In a 10-page decision, the appellate court’s Special Fifteenth Division through Associate Justice Ramon Garcia said the petition questioning the TRO had become moot after the Muntinlupa Regional Trial Court Branch 256 granted the subdivision’s homeowners a preliminary mandatory injunction that restrained the Parañaque City government from continuing with its action and after the City government and the homeowners association have later agreed to have the case submitted for resolution at the lower court.
The case started more than seven years ago when then Parañaque City Mayor Joey Marquez issued an executive order seeking to open the roads of Aguirre Avenue and El Grande in BF Homes to public vehicular traffic.
Marquez then directed the president of the United BF Homeowners’ Association (UBFHA) to dismantle and remove all the road barricades inside the BF Homes within a week’s period.
But the homeowners association filed an appeal before the Regional Trial Court claiming that the executive order was an improper exercise of police power since there had been no enabling ordinance as required by the Local Government Code and the same was discriminatory and oppressive because it singled out BF Homes while it exempted the other subdivisions in Parañaque City.
In addition, residents from Muntinlupa and Las Piñas also filed a suit claiming that BF Homes actually comprises contiguous areas in the said places whose residents use the common network everyday were equally and seriously affected by the Parañaque City ordinance. The homeowners were able to secure a temporary restraining order from the court. This prompted the Parañaque City government to take the issue to the Court of Appeals.
The CA said the granting of the preliminary mandatory injunction by the lower court rendered moot and academic the question the propriety and regularity of the issuance of the temporary restraining order.
"Jurisprudence is replete that where a supervening circumstance has rendered the petition moot and academic for all practical purposes, the petition should be dismissed," the CA said.

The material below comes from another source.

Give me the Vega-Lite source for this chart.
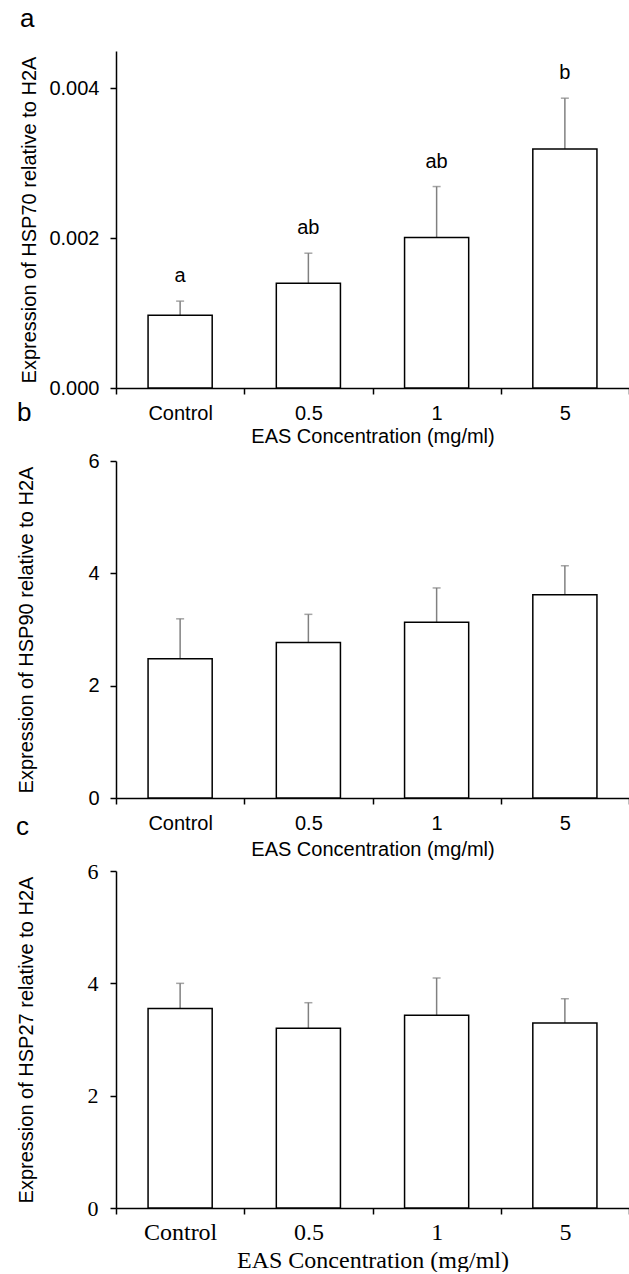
{
  "$schema": "https://vega.github.io/schema/vega-lite/v6.json",
  "padding": {"left": 16, "top": 6, "right": 0, "bottom": 0},
  "background": "white",
  "spacing": 73,
  "bounds": "flush",
  "datasets": {
    "hsp70": [
      {"conc": "Control", "mean": 0.00097, "upper": 0.00116, "letter": "a"},
      {"conc": "0.5", "mean": 0.0014, "upper": 0.0018, "letter": "ab"},
      {"conc": "1", "mean": 0.00201, "upper": 0.00269, "letter": "ab"},
      {"conc": "5", "mean": 0.00319, "upper": 0.00387, "letter": "b"}
    ],
    "hsp90": [
      {"conc": "Control", "mean": 2.48, "upper": 3.19},
      {"conc": "0.5", "mean": 2.77, "upper": 3.27},
      {"conc": "1", "mean": 3.13, "upper": 3.74},
      {"conc": "5", "mean": 3.62, "upper": 4.135}
    ],
    "hsp27": [
      {"conc": "Control", "mean": 3.55, "upper": 4.0},
      {"conc": "0.5", "mean": 3.2, "upper": 3.655},
      {"conc": "1", "mean": 3.43, "upper": 4.095},
      {"conc": "5", "mean": 3.295, "upper": 3.726}
    ]
  },
  "config": {
    "view": {"stroke": null},
    "axis": {
      "domainColor": "#000", "tickColor": "#000", "domainWidth": 1.5, "tickWidth": 1.5, "tickSize": 6,
      "grid": false, "labelColor": "#000", "titleColor": "#000",
      "labelFont": "Liberation Sans", "titleFont": "Liberation Sans",
      "labelFontSize": 20, "titleFontSize": 20, "titleFontWeight": "normal"
    },
    "title": {"font": "Liberation Sans", "fontSize": 26, "fontWeight": "normal", "anchor": "start", "frame": "bounds", "color": "#000"}
  },
  "vconcat": [
    {
      "title": {"text": "a", "offset": 19},
      "width": 513, "height": 337,
      "data": {"name": "hsp70"},
      "encoding": {
        "x": {"field": "conc", "type": "nominal", "sort": ["Control", "0.5", "1", "5"],
              "scale": {"paddingInner": 0, "paddingOuter": 0},
              "axis": {"title": "EAS Concentration (mg/ml)", "labelAngle": 0, "tickBand": "extent", "labelPadding": 9, "titlePadding": 3}}
      },
      "layer": [
        {"mark": {"type": "rule", "color": "#808080", "strokeWidth": 1.5},
         "encoding": {"y": {"field": "mean", "type": "quantitative", "scale": {"domain": [0, 0.0045]},
                            "title": "Expression of HSP70 relative to H2A",
                            "axis": {"values": [0, 0.002, 0.004], "format": ".3f", "labelPadding": 11, "titlePadding": 9}},
                      "y2": {"field": "upper"}}},
        {"mark": {"type": "tick", "color": "#808080", "thickness": 1.5, "size": 8},
         "encoding": {"y": {"field": "upper", "type": "quantitative", "title": "Expression of HSP70 relative to H2A"}}},
        {"mark": {"type": "bar", "fill": "white", "stroke": "#000", "strokeWidth": 1.5, "width": {"band": 0.5}},
         "encoding": {"y": {"field": "mean", "type": "quantitative", "title": "Expression of HSP70 relative to H2A"}}},
        {"mark": {"type": "text", "dy": -19, "baseline": "alphabetic", "fontSize": 20, "font": "Liberation Sans", "color": "#000"},
         "encoding": {"y": {"field": "upper", "type": "quantitative", "title": "Expression of HSP70 relative to H2A"}, "text": {"field": "letter"}}}
      ]
    },
    {
      "title": {"text": "b", "offset": 25},
      "width": 513, "height": 337,
      "data": {"name": "hsp90"},
      "encoding": {
        "x": {"field": "conc", "type": "nominal", "sort": ["Control", "0.5", "1", "5"],
              "scale": {"paddingInner": 0, "paddingOuter": 0},
              "axis": {"title": "EAS Concentration (mg/ml)", "labelAngle": 0, "tickBand": "extent", "labelPadding": 9, "titlePadding": 6}}
      },
      "layer": [
        {"mark": {"type": "rule", "color": "#808080", "strokeWidth": 1.5},
         "encoding": {"y": {"field": "mean", "type": "quantitative", "scale": {"domain": [0, 6]},
                            "title": "Expression of HSP90 relative to H2A",
                            "axis": {"values": [0, 2, 4, 6], "format": "d", "labelPadding": 11, "titlePadding": 51}},
                      "y2": {"field": "upper"}}},
        {"mark": {"type": "tick", "color": "#808080", "thickness": 1.5, "size": 8},
         "encoding": {"y": {"field": "upper", "type": "quantitative", "title": "Expression of HSP90 relative to H2A"}}},
        {"mark": {"type": "bar", "fill": "white", "stroke": "#000", "strokeWidth": 1.5, "width": {"band": 0.5}},
         "encoding": {"y": {"field": "mean", "type": "quantitative", "title": "Expression of HSP90 relative to H2A"}}}
      ]
    },
    {
      "title": {"text": "c", "offset": 20},
      "width": 513, "height": 337,
      "data": {"name": "hsp27"},
      "encoding": {
        "x": {"field": "conc", "type": "nominal", "sort": ["Control", "0.5", "1", "5"],
              "scale": {"paddingInner": 0, "paddingOuter": 0},
              "axis": {"title": "EAS Concentration (mg/ml)", "labelAngle": 0, "tickBand": "extent", "labelPadding": 6, "titlePadding": 4,
                       "labelFont": "Liberation Serif", "labelFontSize": 24, "titleFont": "Liberation Serif", "titleFontSize": 24}}
      },
      "layer": [
        {"mark": {"type": "rule", "color": "#808080", "strokeWidth": 1.5},
         "encoding": {"y": {"field": "mean", "type": "quantitative", "scale": {"domain": [0, 6]},
                            "title": "Expression of HSP27 relative to H2A",
                            "axis": {"values": [0, 2, 4, 6], "format": "d", "labelPadding": 12, "titlePadding": 51,
                                     "labelFont": "Liberation Serif", "labelFontSize": 22}},
                      "y2": {"field": "upper"}}},
        {"mark": {"type": "tick", "color": "#808080", "thickness": 1.5, "size": 8},
         "encoding": {"y": {"field": "upper", "type": "quantitative", "title": "Expression of HSP27 relative to H2A"}}},
        {"mark": {"type": "bar", "fill": "white", "stroke": "#000", "strokeWidth": 1.5, "width": {"band": 0.5}},
         "encoding": {"y": {"field": "mean", "type": "quantitative", "title": "Expression of HSP27 relative to H2A"}}}
      ]
    }
  ]
}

Magistrates Josefina Guevara-Salonga and Mario L. Guarina III concurred with the ruling which explained that "courts are called upon to resolve actual cases and controversies, not to render advisory opinions.They cannot take cognizance of moot and academic questions, subject to notable exceptions involving constitutional issues."
The appellate court added that courts do not adjudicate moot cases,with judicial power being limited to the determination of actual controversies.